**Job:** Repeat the listing in full, word for word.

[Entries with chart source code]
------------------------
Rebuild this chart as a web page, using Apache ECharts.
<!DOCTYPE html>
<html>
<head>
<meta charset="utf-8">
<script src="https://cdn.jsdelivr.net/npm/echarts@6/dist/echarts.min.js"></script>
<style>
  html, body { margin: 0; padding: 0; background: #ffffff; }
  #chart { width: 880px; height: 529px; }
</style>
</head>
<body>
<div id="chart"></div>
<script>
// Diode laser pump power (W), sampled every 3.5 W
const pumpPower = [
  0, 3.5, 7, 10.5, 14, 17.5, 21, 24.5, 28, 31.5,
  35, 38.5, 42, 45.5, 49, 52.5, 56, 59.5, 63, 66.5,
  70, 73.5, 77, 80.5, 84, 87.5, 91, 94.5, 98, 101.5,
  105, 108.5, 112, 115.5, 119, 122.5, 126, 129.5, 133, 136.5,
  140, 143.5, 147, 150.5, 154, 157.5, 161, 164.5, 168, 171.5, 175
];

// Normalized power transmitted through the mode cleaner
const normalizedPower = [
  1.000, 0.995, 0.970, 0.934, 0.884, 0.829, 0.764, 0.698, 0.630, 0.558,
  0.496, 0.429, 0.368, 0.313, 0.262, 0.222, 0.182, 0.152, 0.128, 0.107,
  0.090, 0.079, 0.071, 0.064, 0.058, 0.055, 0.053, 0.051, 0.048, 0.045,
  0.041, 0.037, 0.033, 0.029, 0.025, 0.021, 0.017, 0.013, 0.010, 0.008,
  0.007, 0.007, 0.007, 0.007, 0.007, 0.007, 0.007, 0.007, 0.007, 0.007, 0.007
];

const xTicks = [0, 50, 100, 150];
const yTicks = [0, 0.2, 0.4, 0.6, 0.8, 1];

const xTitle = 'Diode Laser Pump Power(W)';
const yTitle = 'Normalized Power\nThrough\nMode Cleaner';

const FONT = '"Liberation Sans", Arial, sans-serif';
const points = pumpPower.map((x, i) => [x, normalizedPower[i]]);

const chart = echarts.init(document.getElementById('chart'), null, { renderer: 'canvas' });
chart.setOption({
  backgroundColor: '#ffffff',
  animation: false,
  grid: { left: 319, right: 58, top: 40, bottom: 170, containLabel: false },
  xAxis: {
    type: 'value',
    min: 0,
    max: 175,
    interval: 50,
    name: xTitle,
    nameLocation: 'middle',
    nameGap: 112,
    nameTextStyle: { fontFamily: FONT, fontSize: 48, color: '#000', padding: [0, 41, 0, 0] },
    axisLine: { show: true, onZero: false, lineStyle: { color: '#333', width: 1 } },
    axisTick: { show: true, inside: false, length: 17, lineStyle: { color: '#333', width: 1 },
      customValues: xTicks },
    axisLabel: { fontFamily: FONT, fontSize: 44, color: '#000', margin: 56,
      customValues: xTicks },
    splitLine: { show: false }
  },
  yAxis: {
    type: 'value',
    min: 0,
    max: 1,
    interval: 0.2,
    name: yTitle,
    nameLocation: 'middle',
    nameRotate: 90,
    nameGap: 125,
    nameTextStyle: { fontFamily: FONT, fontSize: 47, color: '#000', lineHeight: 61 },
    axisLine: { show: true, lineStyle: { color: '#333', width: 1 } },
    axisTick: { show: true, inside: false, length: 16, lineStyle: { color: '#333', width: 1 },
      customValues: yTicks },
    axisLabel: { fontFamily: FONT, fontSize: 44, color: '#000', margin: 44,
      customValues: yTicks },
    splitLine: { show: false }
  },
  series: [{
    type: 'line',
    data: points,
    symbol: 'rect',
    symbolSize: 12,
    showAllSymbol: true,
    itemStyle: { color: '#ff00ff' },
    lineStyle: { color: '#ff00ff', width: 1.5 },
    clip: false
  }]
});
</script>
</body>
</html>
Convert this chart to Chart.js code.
------------------------
**Solution for this task:**
Rebuild this chart as a web page, using Apache ECharts.
<!DOCTYPE html>
<html>
<head>
<meta charset="utf-8">
<script src="https://cdn.jsdelivr.net/npm/echarts@6/dist/echarts.min.js"></script>
<style>
  html, body { margin: 0; padding: 0; background: #ffffff; }
  #chart { width: 880px; height: 529px; }
</style>
</head>
<body>
<div id="chart"></div>
<script>
// Diode laser pump power (W), sampled every 3.5 W
const pumpPower = [
  0, 3.5, 7, 10.5, 14, 17.5, 21, 24.5, 28, 31.5,
  35, 38.5, 42, 45.5, 49, 52.5, 56, 59.5, 63, 66.5,
  70, 73.5, 77, 80.5, 84, 87.5, 91, 94.5, 98, 101.5,
  105, 108.5, 112, 115.5, 119, 122.5, 126, 129.5, 133, 136.5,
  140, 143.5, 147, 150.5, 154, 157.5, 161, 164.5, 168, 171.5, 175
];

// Normalized power transmitted through the mode cleaner
const normalizedPower = [
  1.000, 0.995, 0.970, 0.934, 0.884, 0.829, 0.764, 0.698, 0.630, 0.558,
  0.496, 0.429, 0.368, 0.313, 0.262, 0.222, 0.182, 0.152, 0.128, 0.107,
  0.090, 0.079, 0.071, 0.064, 0.058, 0.055, 0.053, 0.051, 0.048, 0.045,
  0.041, 0.037, 0.033, 0.029, 0.025, 0.021, 0.017, 0.013, 0.010, 0.008,
  0.007, 0.007, 0.007, 0.007, 0.007, 0.007, 0.007, 0.007, 0.007, 0.007, 0.007
];

const xTicks = [0, 50, 100, 150];
const yTicks = [0, 0.2, 0.4, 0.6, 0.8, 1];

const xTitle = 'Diode Laser Pump Power(W)';
const yTitle = 'Normalized Power\nThrough\nMode Cleaner';

const FONT = '"Liberation Sans", Arial, sans-serif';
const points = pumpPower.map((x, i) => [x, normalizedPower[i]]);

const chart = echarts.init(document.getElementById('chart'), null, { renderer: 'canvas' });
chart.setOption({
  backgroundColor: '#ffffff',
  animation: false,
  grid: { left: 319, right: 58, top: 40, bottom: 170, containLabel: false },
  xAxis: {
    type: 'value',
    min: 0,
    max: 175,
    interval: 50,
    name: xTitle,
    nameLocation: 'middle',
    nameGap: 112,
    nameTextStyle: { fontFamily: FONT, fontSize: 48, color: '#000', padding: [0, 41, 0, 0] },
    axisLine: { show: true, onZero: false, lineStyle: { color: '#333', width: 1 } },
    axisTick: { show: true, inside: false, length: 17, lineStyle: { color: '#333', width: 1 },
      customValues: xTicks },
    axisLabel: { fontFamily: FONT, fontSize: 44, color: '#000', margin: 56,
      customValues: xTicks },
    splitLine: { show: false }
  },
  yAxis: {
    type: 'value',
    min: 0,
    max: 1,
    interval: 0.2,
    name: yTitle,
    nameLocation: 'middle',
    nameRotate: 90,
    nameGap: 125,
    nameTextStyle: { fontFamily: FONT, fontSize: 47, color: '#000', lineHeight: 61 },
    axisLine: { show: true, lineStyle: { color: '#333', width: 1 } },
    axisTick: { show: true, inside: false, length: 16, lineStyle: { color: '#333', width: 1 },
      customValues: yTicks },
    axisLabel: { fontFamily: FONT, fontSize: 44, color: '#000', margin: 44,
      customValues: yTicks },
    splitLine: { show: false }
  },
  series: [{
    type: 'line',
    data: points,
    symbol: 'rect',
    symbolSize: 12,
    showAllSymbol: true,
    itemStyle: { color: '#ff00ff' },
    lineStyle: { color: '#ff00ff', width: 1.5 },
    clip: false
  }]
});
</script>
</body>
</html>
Convert this chart to Chart.js code.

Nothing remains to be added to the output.